Tracked as CVE-2023-6345, the high-severity vulnerability has been described as an integer overflow bug in Skia, an open source 2D graphics library.
Benoît Sevens and Clément Lecigne of Google's Threat Analysis Group (TAG) have been credited with discovering and reporting the flaw on November 24, 2023.
As is typically the case, the search giant acknowledged that "an exploit for CVE-2023-6345 exists in the wild," but stopped short of sharing additional information surrounding the nature of attacks and the threat actors that may be weaponizing it in real-world attacks.
It's worth noting that Google released patches for a similar integer overflow flaw in the same component (CVE-2023-2136) in April 2023 that had also come under active exploitation as a zero-day, raising the possibility that CVE-2023-6345 could be a patch bypass for the former.
CVE-2023-2136 is said to have "allowed a remote attacker who had compromised the renderer process to potentially perform a sandbox escape via a crafted HTML page."

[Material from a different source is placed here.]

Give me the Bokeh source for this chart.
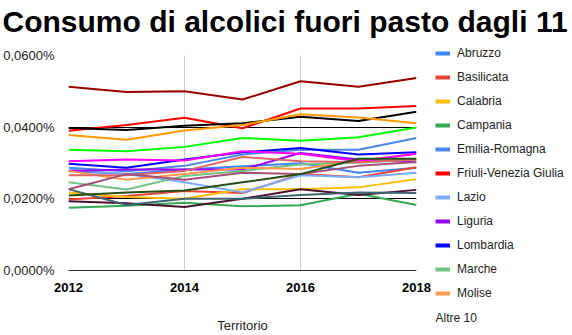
from bokeh.plotting import figure
from bokeh.models import (FixedTicker, CustomJSTickFormatter, Legend, LegendItem,
                          Range1d, Label)
from bokeh.layouts import column, row
from bokeh.embed import file_html
from bokeh.resources import INLINE

years = [2012, 2013, 2014, 2015, 2016, 2017, 2018]
x_ticks = [2012, 2014, 2016, 2018]
y_ticks = [0.0, 0.02, 0.04, 0.06]

title_text = "Consumo di alcolici fuori pasto dagli 11"
x_title = "Territorio"
others_label = "Altre 10"

# values in percent
abruzzo = [0.0277, 0.0269, 0.0282, 0.0291, 0.0299, 0.0273, 0.0287]
basilicata = [0.0198, 0.0208, 0.0222, 0.0216, 0.0269, 0.0260, 0.0288]
calabria = [0.0218, 0.0205, 0.0200, 0.0227, 0.0227, 0.0232, 0.0255]
campania = [0.0175, 0.0181, 0.0189, 0.0179, 0.0182, 0.0214, 0.0183]
emilia_romagna = [0.0287, 0.0277, 0.0292, 0.0324, 0.0337, 0.0337, 0.0370]
friuli = [0.0390, 0.0406, 0.0426, 0.0397, 0.0452, 0.0452, 0.0459]
lazio = [0.0282, 0.0269, 0.0246, 0.0218, 0.0266, 0.0260, 0.0273]
liguria = [0.0278, 0.0282, 0.0282, 0.0282, 0.0328, 0.0310, 0.0302]
lombardia = [0.0298, 0.0287, 0.0310, 0.0330, 0.0342, 0.0324, 0.0330]
marche = [0.0246, 0.0226, 0.0264, 0.0278, 0.0296, 0.0301, 0.0310]
molise = [0.0278, 0.0253, 0.0269, 0.0287, 0.0283, 0.0306, 0.0326]
piemonte = [0.0337, 0.0333, 0.0345, 0.0370, 0.0362, 0.0372, 0.0399]
bolzano = [0.0513, 0.0498, 0.0500, 0.0477, 0.0528, 0.0513, 0.0537]
trento = [0.0398, 0.0392, 0.0404, 0.0411, 0.0429, 0.0417, 0.0443]
puglia = [0.0193, 0.0188, 0.0177, 0.0200, 0.0227, 0.0211, 0.0225]
sardegna = [0.0305, 0.0310, 0.0307, 0.0333, 0.0326, 0.0305, 0.0326]
sicilia = [0.0227, 0.0183, 0.0200, 0.0200, 0.0211, 0.0218, 0.0216]
toscana = [0.0266, 0.0266, 0.0278, 0.0317, 0.0305, 0.0302, 0.0310]
umbria = [0.0227, 0.0269, 0.0253, 0.0273, 0.0269, 0.0292, 0.0303]
valle_aosta = [0.0378, 0.0365, 0.0391, 0.0406, 0.0436, 0.0427, 0.0411]
veneto = [0.0209, 0.0218, 0.0223, 0.0246, 0.0269, 0.0312, 0.0312]

series = [
    ("Abruzzo", abruzzo, "#4285F4"),
    ("Basilicata", basilicata, "#EA4335"),
    ("Calabria", calabria, "#FBBC04"),
    ("Campania", campania, "#34A853"),
    ("Emilia-Romagna", emilia_romagna, "#4A86E8"),
    ("Friuli-Venezia Giulia", friuli, "#FF0000"),
    ("Lazio", lazio, "#7BAAF7"),
    ("Liguria", liguria, "#9900FF"),
    ("Lombardia", lombardia, "#0000FF"),
    ("Marche", marche, "#71C287"),
    ("Molise", molise, "#FF994D"),
    ("Piemonte", piemonte, "#00FF00"),
    ("Provincia Autonoma Bolzano", bolzano, "#980000"),
    ("Provincia Autonoma Trento", trento, "#000000"),
    ("Puglia", puglia, "#4C1130"),
    ("Sardegna", sardegna, "#FF00FF"),
    ("Sicilia", sicilia, "#3D6470"),
    ("Toscana", toscana, "#E06666"),
    ("Umbria", umbria, "#A64D79"),
    ("Valle d'Aosta", valle_aosta, "#FF9900"),
    ("Veneto", veneto, "#274E13"),
]
n_legend = 11

FONT = "Liberation Sans"
W, H = 572, 335
TITLE_H = 46
MAIN_W = 433
BODY_H = H - TITLE_H
LEG_W = W - MAIN_W

# ---- title strip -------------------------------------------------------
pt = figure(width=W, height=TITLE_H, output_backend="svg", toolbar_location=None,
            x_range=Range1d(0, W), y_range=Range1d(0, TITLE_H),
            x_axis_location=None, y_axis_location=None, min_border=0)
pt.grid.visible = False
pt.outline_line_color = None
pt.add_layout(Label(x=2, y=TITLE_H - 21, text=title_text, text_font=FONT,
                    text_font_size="30px", text_font_style="bold",
                    text_color="#000000", text_baseline="alphabetic",
                    text_align="left"))

# ---- main chart --------------------------------------------------------
p = figure(width=MAIN_W, height=BODY_H, output_backend="svg",
           toolbar_location=None,
           x_range=Range1d(2012, 2018), y_range=Range1d(0, 0.06),
           min_border_left=66, min_border_right=MAIN_W - 416,
           min_border_top=9, min_border_bottom=62)
p.outline_line_color = None
p.background_fill_color = "white"
p.border_fill_color = "white"

p.xaxis.ticker = FixedTicker(ticks=x_ticks)
p.yaxis.ticker = FixedTicker(ticks=y_ticks)
p.yaxis.formatter = CustomJSTickFormatter(
    code="return tick.toFixed(4).replace('.', ',') + '%';")
p.xaxis.formatter = CustomJSTickFormatter(code="return tick.toFixed(0);")
for ax in (p.xaxis, p.yaxis):
    ax.major_tick_line_color = None
    ax.minor_tick_line_color = None
    ax.major_label_text_font = FONT
    ax.major_label_text_font_size = "13px"
    ax.major_label_text_color = "#222222"
p.yaxis.major_label_standoff = 8
p.xaxis.major_label_standoff = 6
p.yaxis.axis_line_color = None
p.xaxis.axis_line_color = "#333333"
p.xaxis.major_label_text_font_style = "bold"
p.xaxis.major_label_text_color = "#000000"
p.xaxis.axis_label = x_title
p.xaxis.axis_label_text_font = FONT
p.xaxis.axis_label_text_font_size = "13px"
p.xaxis.axis_label_text_font_style = "normal"
p.xaxis.axis_label_text_color = "#222222"
p.xaxis.axis_label_standoff = 23

p.xgrid.ticker = FixedTicker(ticks=x_ticks)
p.xgrid.grid_line_color = "#cccccc"
p.ygrid.ticker = FixedTicker(ticks=[0.02, 0.04])
p.ygrid.grid_line_color = "#000000"

for name, vals, color in series:
    p.line(years, vals, line_color=color, line_width=2, line_join="round")

# ---- legend strip ------------------------------------------------------
pl = figure(width=LEG_W, height=BODY_H, output_backend="svg",
            toolbar_location=None,
            x_range=Range1d(0, LEG_W), y_range=Range1d(0, BODY_H),
            x_axis_location=None, y_axis_location=None, min_border=0)
pl.grid.visible = False
pl.outline_line_color = None

nan = float("nan")
items = []
for name, vals, color in series[:n_legend]:
    r = pl.line(x=[nan], y=[nan], line_color=color, line_width=4)
    items.append(LegendItem(label=name, renderers=[r]))
leg_h = n_legend * 14 + (n_legend - 1) * 10
legend = Legend(items=items, location=(435 - MAIN_W, BODY_H - leg_h),
                padding=0, margin=0, spacing=10, glyph_width=15,
                glyph_height=14, label_height=14, label_standoff=7,
                label_text_font=FONT, label_text_font_size="12px",
                label_text_color="#222222", border_line_color=None,
                background_fill_alpha=0)
pl.add_layout(legend, "center")
pl.add_layout(Label(x=435 - MAIN_W, y=BODY_H - (317 - TITLE_H), text=others_label,
                    text_font=FONT, text_font_size="12px", text_color="#222222",
                    text_baseline="middle", text_align="left"))

layout = column(pt, row(p, column(pl, spacing=0), spacing=0), spacing=0)
open("out.html", "w").write(file_html(layout, INLINE))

With the latest update, the tech giant has addressed a total of six zero-days in Chrome since the start of the year -
- CVE-2023-2033 (CVSS score: 8.8) - Type confusion in V8
- CVE-2023-2136 (CVSS score: 9.6) - Integer overflow in Skia
- CVE-2023-3079 (CVSS score: 8.8) - Type confusion in V8
- CVE-2023-4863 (CVSS score: 8.8) - Heap buffer overflow in WebP
- CVE-2023-5217 (CVSS score: 8.8) - Heap buffer overflow in vp8 encoding in libvpx
Users are recommended to upgrade to Chrome version 119.0.6045.199/.200 for Windows and 119.0.6045.199 for macOS and Linux to mitigate potential threats. Users of Chromium-based browsers such as Microsoft Edge, Brave, Opera, and Vivaldi are also advised to apply the fixes as and when they become available.